→ **Exercise requirements**
Please transcribe the data that follows without the pictures, keeping every word the same.

→ **Source material**
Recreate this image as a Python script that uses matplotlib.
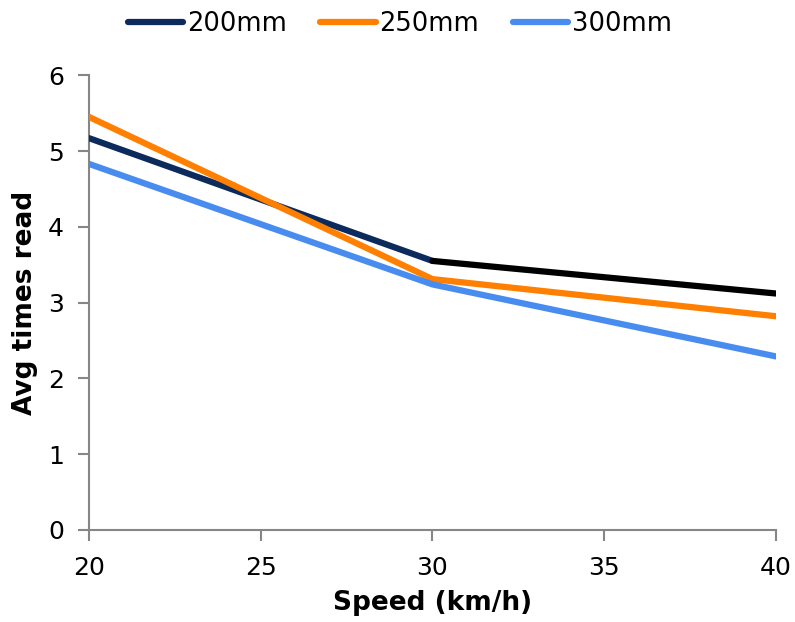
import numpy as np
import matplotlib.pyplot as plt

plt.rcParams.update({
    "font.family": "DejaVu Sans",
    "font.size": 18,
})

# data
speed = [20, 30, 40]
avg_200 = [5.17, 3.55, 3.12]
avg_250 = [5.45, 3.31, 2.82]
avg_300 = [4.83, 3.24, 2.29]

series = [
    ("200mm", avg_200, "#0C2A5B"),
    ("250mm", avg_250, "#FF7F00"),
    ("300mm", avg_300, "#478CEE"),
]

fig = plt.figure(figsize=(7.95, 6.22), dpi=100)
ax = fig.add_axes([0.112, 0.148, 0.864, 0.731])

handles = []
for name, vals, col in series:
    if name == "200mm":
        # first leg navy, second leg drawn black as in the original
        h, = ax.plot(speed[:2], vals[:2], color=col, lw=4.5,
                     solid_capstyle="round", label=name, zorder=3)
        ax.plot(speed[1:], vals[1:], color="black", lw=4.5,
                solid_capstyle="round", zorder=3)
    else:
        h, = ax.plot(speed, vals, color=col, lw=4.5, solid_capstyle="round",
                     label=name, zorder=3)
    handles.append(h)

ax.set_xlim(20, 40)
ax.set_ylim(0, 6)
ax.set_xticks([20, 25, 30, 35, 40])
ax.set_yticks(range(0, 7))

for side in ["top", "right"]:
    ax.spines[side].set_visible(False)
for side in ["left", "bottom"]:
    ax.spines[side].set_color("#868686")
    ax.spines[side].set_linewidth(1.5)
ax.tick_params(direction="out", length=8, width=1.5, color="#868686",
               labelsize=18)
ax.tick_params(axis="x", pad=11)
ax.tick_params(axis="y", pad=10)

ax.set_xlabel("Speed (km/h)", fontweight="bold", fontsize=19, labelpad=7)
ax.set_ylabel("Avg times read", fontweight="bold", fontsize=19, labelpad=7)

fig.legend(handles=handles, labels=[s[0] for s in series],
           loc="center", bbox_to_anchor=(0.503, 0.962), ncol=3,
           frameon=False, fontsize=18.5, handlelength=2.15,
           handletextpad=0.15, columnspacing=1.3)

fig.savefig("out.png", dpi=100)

→ **Output for this task**
Recreate this image as a Python script that uses matplotlib.
import numpy as np
import matplotlib.pyplot as plt

plt.rcParams.update({
    "font.family": "DejaVu Sans",
    "font.size": 18,
})

# data
speed = [20, 30, 40]
avg_200 = [5.17, 3.55, 3.12]
avg_250 = [5.45, 3.31, 2.82]
avg_300 = [4.83, 3.24, 2.29]

series = [
    ("200mm", avg_200, "#0C2A5B"),
    ("250mm", avg_250, "#FF7F00"),
    ("300mm", avg_300, "#478CEE"),
]

fig = plt.figure(figsize=(7.95, 6.22), dpi=100)
ax = fig.add_axes([0.112, 0.148, 0.864, 0.731])

handles = []
for name, vals, col in series:
    if name == "200mm":
        # first leg navy, second leg drawn black as in the original
        h, = ax.plot(speed[:2], vals[:2], color=col, lw=4.5,
                     solid_capstyle="round", label=name, zorder=3)
        ax.plot(speed[1:], vals[1:], color="black", lw=4.5,
                solid_capstyle="round", zorder=3)
    else:
        h, = ax.plot(speed, vals, color=col, lw=4.5, solid_capstyle="round",
                     label=name, zorder=3)
    handles.append(h)

ax.set_xlim(20, 40)
ax.set_ylim(0, 6)
ax.set_xticks([20, 25, 30, 35, 40])
ax.set_yticks(range(0, 7))

for side in ["top", "right"]:
    ax.spines[side].set_visible(False)
for side in ["left", "bottom"]:
    ax.spines[side].set_color("#868686")
    ax.spines[side].set_linewidth(1.5)
ax.tick_params(direction="out", length=8, width=1.5, color="#868686",
               labelsize=18)
ax.tick_params(axis="x", pad=11)
ax.tick_params(axis="y", pad=10)

ax.set_xlabel("Speed (km/h)", fontweight="bold", fontsize=19, labelpad=7)
ax.set_ylabel("Avg times read", fontweight="bold", fontsize=19, labelpad=7)

fig.legend(handles=handles, labels=[s[0] for s in series],
           loc="center", bbox_to_anchor=(0.503, 0.962), ncol=3,
           frameon=False, fontsize=18.5, handlelength=2.15,
           handletextpad=0.15, columnspacing=1.3)

fig.savefig("out.png", dpi=100)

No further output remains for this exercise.